The Essential Guide To Sustainable Clothing

With the new season here, many of us take the transition as an opportunity to spring clean our homes. Include your wardrobe clear-out on your cleaning to-do list and learn more about how to make more sustainable clothing choices.

Out with the old, in with the new

While some people are inclined to simply throw unwanted items into the rubbish, we say put down those plastic bags and take a different approach. Go through your clothes and accessories to find items which you no longer wear or want. Give them a wash on a planet-friendly cool setting before taking them down to your local recycling centre or op shop. This is a great way to cut down on the amount of waste you produce, as well as send your belongings to a new home for a new lease of life. Plus, be sure to pack them in reusable bags and walk or take public transport so fewer harmful emissions are emitted into the atmosphere as a result of your journey.

National OpShop Week recently took place across Australia at the end of August, highlighting this important aspect of the national retail sector. Research from the National Association of Charitable Recycling Organisations (NACRO) found recycling clothes helps redirect 300,000 tonnes of items away from landfill each year, showing just how significant the effects of throwing away unwanted clothes can be.

Choose clothing carefully

When picking your clothes, you can make more eco-conscious choices by considering the materials of the items too. Opting for naturally and locally sourced fabrics as much as possible can avoid the planet-harming production processes required to manufacture many traditional clothing materials. Canvas and other organic fabrics can be used to create clothes and accessories, and are often the material of choice for the increasingly fashionable (and sustainable) promotional tote bags.

Check labels and research sustainable clothing options before you decide on an item. Buying locally made items is also another great way to contribute to making the planet healthier, as this cuts down on the carbon footprint of your clothes. Research from Systain, a German consulting firm, and the Otto Group, an international retail contractor, found that a standard white cotton shirt creates more than 10kg of CO2 alone, according to the 2009 study.

Extend the philosophy

It’s not only in your clothing choices that you can be sustainable. Extend this ethos to all areas of your home too. Use eco-friendly products for cleaning your home, specialist green toiletries as part of your beauty regime and even make sure the food that you eat is fresh and locally produced for an array of environmentally aware alternatives. Taking the time to reassess attitudes to clothes, accessories as well as household essentials is easy and quick to do, with the cost-cutting benefits likely to be felt straight away, plus contributing to the longer term well-being of the planet too.

According to research from the University of Missouri, it can also pay to be creative with how you use clothing fabrics too. For instance, denim can be remade to use as insulation or mattress stuffing – proving your old jeans haven’t reached the end of their days just quite yet!

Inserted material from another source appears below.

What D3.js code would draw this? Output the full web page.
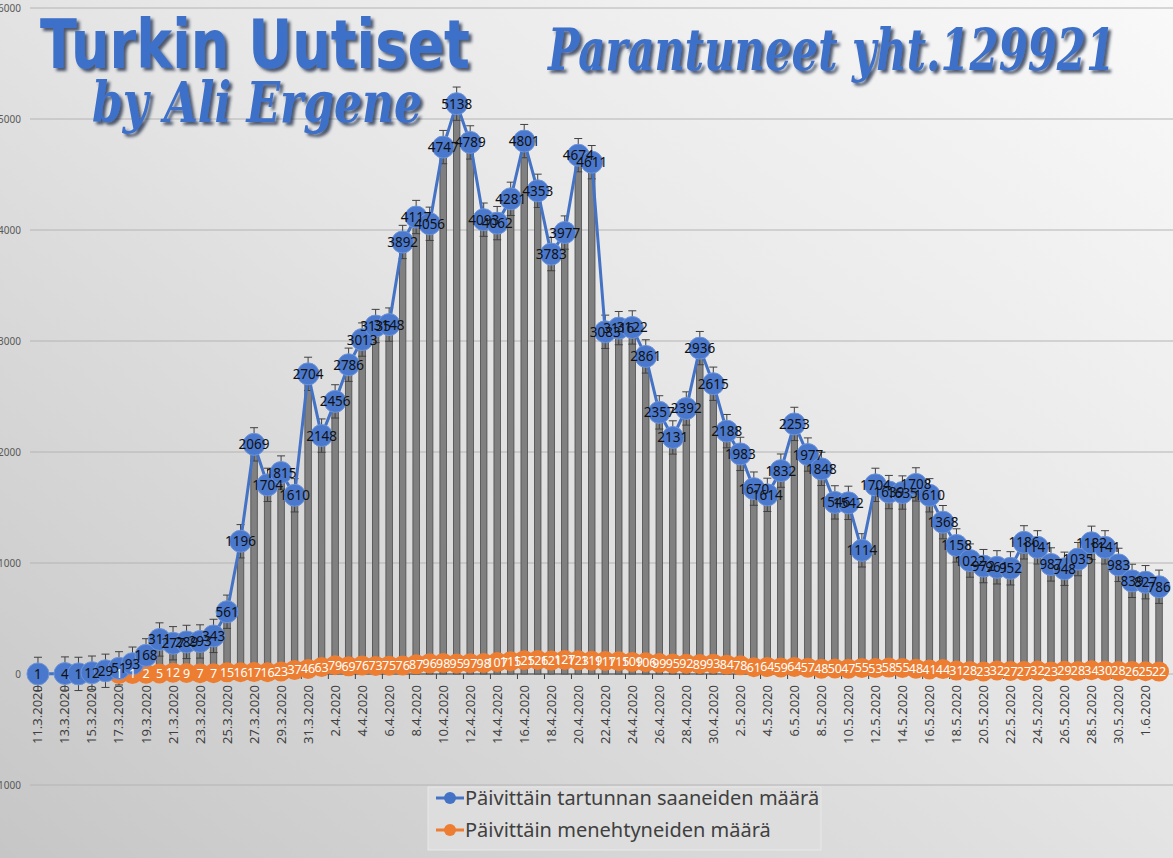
<!DOCTYPE html>
<html>
<head>
<meta charset="utf-8">
<script src="https://cdn.jsdelivr.net/npm/d3@7/dist/d3.min.js"></script>
<style>
    body { margin: 0; overflow: hidden; }
    svg { display: block; }
</style>
</head>
<body>
<svg id="chart"></svg>
<script>
// categories: one per day, 11.3.2020 - 2.6.2020
var dates = [
    "11.3.2020","12.3.2020","13.3.2020","14.3.2020","15.3.2020","16.3.2020","17.3.2020","18.3.2020","19.3.2020","20.3.2020",
    "21.3.2020","22.3.2020","23.3.2020","24.3.2020","25.3.2020","26.3.2020","27.3.2020","28.3.2020","29.3.2020","30.3.2020",
    "31.3.2020","1.4.2020","2.4.2020","3.4.2020","4.4.2020","5.4.2020","6.4.2020","7.4.2020","8.4.2020","9.4.2020",
    "10.4.2020","11.4.2020","12.4.2020","13.4.2020","14.4.2020","15.4.2020","16.4.2020","17.4.2020","18.4.2020","19.4.2020",
    "20.4.2020","21.4.2020","22.4.2020","23.4.2020","24.4.2020","25.4.2020","26.4.2020","27.4.2020","28.4.2020","29.4.2020",
    "30.4.2020","1.5.2020","2.5.2020","3.5.2020","4.5.2020","5.5.2020","6.5.2020","7.5.2020","8.5.2020","9.5.2020",
    "10.5.2020","11.5.2020","12.5.2020","13.5.2020","14.5.2020","15.5.2020","16.5.2020","17.5.2020","18.5.2020","19.5.2020",
    "20.5.2020","21.5.2020","22.5.2020","23.5.2020","24.5.2020","25.5.2020","26.5.2020","27.5.2020","28.5.2020","29.5.2020",
    "30.5.2020","31.5.2020","1.6.2020","2.6.2020"
];

// Päivittäin tartunnan saaneiden määrä (12.3 missing)
var cases = [
    1, null, 4, 1, 12, 29, 51, 93, 168, 311,
    277, 289, 293, 343, 561, 1196, 2069, 1704, 1815, 1610,
    2704, 2148, 2456, 2786, 3013, 3135, 3148, 3892, 4117, 4056,
    4747, 5138, 4789, 4093, 4062, 4281, 4801, 4353, 3783, 3977,
    4674, 4611, 3083, 3116, 3122, 2861, 2357, 2131, 2392, 2936,
    2615, 2188, 1983, 1670, 1614, 1832, 2253, 1977, 1848, 1546,
    1542, 1114, 1704, 1639, 1635, 1708, 1610, 1368, 1158, 1022,
    972, 961, 952, 1186, 1141, 987, 948, 1035, 1182, 1141,
    983, 839, 827, 786
];

// Päivittäin menehtyneiden määrä (starts 17.3)
var deaths = [
    null, null, null, null, null, null, 1, 1, 2, 5,
    12, 9, 7, 7, 15, 16, 17, 16, 23, 37,
    46, 63, 79, 69, 76, 73, 75, 76, 87, 96,
    98, 95, 97, 98, 107, 115, 125, 126, 121, 127,
    123, 119, 117, 115, 109, 106, 99, 95, 92, 89,
    93, 84, 78, 61, 64, 59, 64, 57, 48, 50,
    47, 55, 53, 58, 55, 48, 41, 44, 31, 28,
    23, 32, 27, 27, 32, 23, 29, 28, 34, 30,
    28, 26, 25, 22
];

var yTicks = [-1000, 0, 1000, 2000, 3000, 4000, 5000, 6000];
var errBar = 150;

var W = 1173, H = 858;
var blue = "#4472c4", orange = "#ed7d31";

var svg = d3.select("#chart").attr("width", W).attr("height", H);

// background gradient + shadow filter
var defs = svg.append("defs");
var grad = defs.append("linearGradient").attr("id", "bg")
    .attr("x1", "1").attr("y1", "0").attr("x2", "0").attr("y2", "1");
grad.append("stop").attr("offset", "0%").attr("stop-color", "#f9f9f9");
grad.append("stop").attr("offset", "45%").attr("stop-color", "#e6e6e6");
grad.append("stop").attr("offset", "100%").attr("stop-color", "#c6c6c6");
var sh = defs.append("filter").attr("id", "shadow")
    .attr("x", "-10%").attr("y", "-20%").attr("width", "130%").attr("height", "160%");
sh.append("feDropShadow").attr("dx", 3).attr("dy", 3).attr("stdDeviation", 1.5)
    .attr("flood-color", "#1b2a44").attr("flood-opacity", 0.75);

svg.append("rect").attr("width", W).attr("height", H).attr("fill", "url(#bg)");

// scales
var x = d3.scaleBand().domain(dates).range([31.2, 1165.8]);
var y = d3.scaleLinear().domain([-1000, 6000]).range([785, 8]);
var cx = function (d) { return x(d) + x.bandwidth() / 2; };

// gridlines + y labels
svg.append("g").selectAll("line").data(yTicks).join("line")
    .attr("x1", 30).attr("x2", W)
    .attr("y1", function (d) { return y(d); }).attr("y2", function (d) { return y(d); })
    .attr("stroke", "#b4b4b4").attr("stroke-width", 1);
svg.append("g").selectAll("text").data(yTicks).join("text")
    .attr("x", 21).attr("y", function (d) { return y(d) + 3.5; })
    .attr("text-anchor", "end")
    .attr("font-family", "Noto Sans, sans-serif").attr("font-size", 10)
    .attr("fill", "#595959")
    .text(function (d) { return d; });

// x axis line and ticks (every 2 categories)
svg.append("line").attr("x1", x.range()[0]).attr("x2", x.range()[1])
    .attr("y1", y(0)).attr("y2", y(0)).attr("stroke", "#404040").attr("stroke-width", 1.2);
svg.append("g").selectAll("line").data(dates.filter(function (d, i) { return i % 2 === 0; })).join("line")
    .attr("x1", function (d) { return x(d); }).attr("x2", function (d) { return x(d); })
    .attr("y1", y(0)).attr("y2", y(0) + 5).attr("stroke", "#404040");

// x labels rotated
svg.append("g").selectAll("text").data(dates.filter(function (d, i) { return i % 2 === 0; })).join("text")
    .attr("transform", function (d) { return "translate(" + (cx(d) + 4.5) + "," + 685 + ") rotate(-90)"; })
    .attr("text-anchor", "end")
    .attr("font-family", "Noto Sans, sans-serif").attr("font-size", 13)
    .attr("fill", "#404040")
    .text(function (d) { return d; });

var pts = dates.map(function (d, i) { return { date: d, c: cases[i], dth: deaths[i] }; });
var casePts = pts.filter(function (p) { return p.c != null; });
var deathPts = pts.filter(function (p) { return p.dth != null; });

// bars
var bw = x.bandwidth() * 0.48;
svg.append("g").selectAll("rect").data(casePts).join("rect")
    .attr("x", function (p) { return cx(p.date) - bw / 2; })
    .attr("width", bw)
    .attr("y", function (p) { return y(p.c); })
    .attr("height", function (p) { return y(0) - y(p.c); })
    .attr("fill", "#808080").attr("stroke", "#4a4a4a").attr("stroke-width", 0.8);

// error bars
var eb = svg.append("g").attr("stroke", "#404040").attr("stroke-width", 1);
eb.selectAll("line.v").data(casePts).join("line").attr("class", "v")
    .attr("x1", function (p) { return cx(p.date); }).attr("x2", function (p) { return cx(p.date); })
    .attr("y1", function (p) { return y(p.c + errBar); }).attr("y2", function (p) { return y(p.c - errBar); });
eb.selectAll("line.t").data(casePts).join("line").attr("class", "t")
    .attr("x1", function (p) { return cx(p.date) - 4; }).attr("x2", function (p) { return cx(p.date) + 4; })
    .attr("y1", function (p) { return y(p.c + errBar); }).attr("y2", function (p) { return y(p.c + errBar); });
eb.selectAll("line.b").data(casePts).join("line").attr("class", "b")
    .attr("x1", function (p) { return cx(p.date) - 4; }).attr("x2", function (p) { return cx(p.date) + 4; })
    .attr("y1", function (p) { return y(p.c - errBar); }).attr("y2", function (p) { return y(p.c - errBar); });

// deaths line + markers
svg.append("path").datum(deathPts)
    .attr("fill", "none").attr("stroke", orange).attr("stroke-width", 3)
    .attr("d", d3.line().x(function (p) { return cx(p.date); }).y(function (p) { return y(p.dth); }));
svg.append("g").selectAll("circle").data(deathPts).join("circle")
    .attr("cx", function (p) { return cx(p.date); }).attr("cy", function (p) { return y(p.dth); })
    .attr("r", 10).attr("fill", orange);

// cases line + markers
svg.append("path").datum(casePts)
    .attr("fill", "none").attr("stroke", blue).attr("stroke-width", 3)
    .attr("d", d3.line().x(function (p) { return cx(p.date); }).y(function (p) { return y(p.c); }));
svg.append("g").selectAll("circle").data(casePts).join("circle")
    .attr("cx", function (p) { return cx(p.date); }).attr("cy", function (p) { return y(p.c); })
    .attr("r", 11).attr("fill", "#4a78cc").attr("stroke", "#6e95da").attr("stroke-width", 1);

// data labels
svg.append("g").selectAll("text").data(deathPts).join("text")
    .attr("x", function (p) { return cx(p.date); }).attr("y", function (p) { return y(p.dth) + 4.5; })
    .attr("text-anchor", "middle")
    .attr("font-family", "Noto Sans, sans-serif").attr("font-size", 12.5)
    .attr("fill", "#ffffff")
    .text(function (p) { return p.dth; });
svg.append("g").selectAll("text").data(casePts).join("text")
    .attr("x", function (p) { return cx(p.date); }).attr("y", function (p) { return y(p.c) + 5; })
    .attr("text-anchor", "middle")
    .attr("font-family", "Noto Sans, sans-serif").attr("font-size", 13.5)
    .attr("fill", "#111")
    .text(function (p) { return p.c; });

// legend
var lg = svg.append("g");
lg.append("rect").attr("x", 428).attr("y", 787).attr("width", 393).attr("height", 63)
    .attr("fill", "#dddddd").attr("stroke", "#e8e8e8");
var legendItems = [
    { name: "Päivittäin tartunnan saaneiden määrä", color: blue },
    { name: "Päivittäin menehtyneiden määrä", color: orange }
];
legendItems.forEach(function (it, i) {
    var ly = 798 + i * 32;
    lg.append("line").attr("x1", 436).attr("x2", 464).attr("y1", ly).attr("y2", ly)
        .attr("stroke", it.color).attr("stroke-width", 3);
    lg.append("circle").attr("cx", 450).attr("cy", ly).attr("r", 6).attr("fill", it.color);
    lg.append("text").attr("x", 465).attr("y", ly + 7)
        .attr("font-family", "Noto Sans, sans-serif").attr("font-size", 20)
        .attr("fill", "#404040").text(it.name);
});

// titles
var tg = svg.append("g").attr("filter", "url(#shadow)").attr("fill", "#3d6fc8");
tg.append("text").attr("x", 40).attr("y", 68)
    .attr("textLength", 430).attr("lengthAdjust", "spacingAndGlyphs")
    .attr("font-family", "DejaVu Sans, sans-serif").attr("font-weight", "bold").attr("font-size", 68)
    .text("Turkin Uutiset");
tg.append("text").attr("x", 92).attr("y", 122)
    .attr("textLength", 330).attr("lengthAdjust", "spacingAndGlyphs")
    .attr("font-family", "DejaVu Serif, serif").attr("font-style", "italic").attr("font-weight", "bold").attr("font-size", 56)
    .text("by Ali Ergene");
tg.append("text").attr("x", 548).attr("y", 70)
    .attr("textLength", 567).attr("lengthAdjust", "spacingAndGlyphs")
    .attr("font-family", "DejaVu Serif, serif").attr("font-style", "italic").attr("font-weight", "bold").attr("font-size", 58)
    .text("Parantuneet yht.129921");
</script>
</body>
</html>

However you decide to incorporate sustainable choices into your wardrobe and home, you can be sure that you’re likely to save money as well as contribute to making the planet a more pleasant and greener place to live. While the effects of such switches such as sustainable clothing may not be immediately obvious on the wider scale, gradual changes to a more sustainable way of life will be beneficial not only for our health but that of the planet too.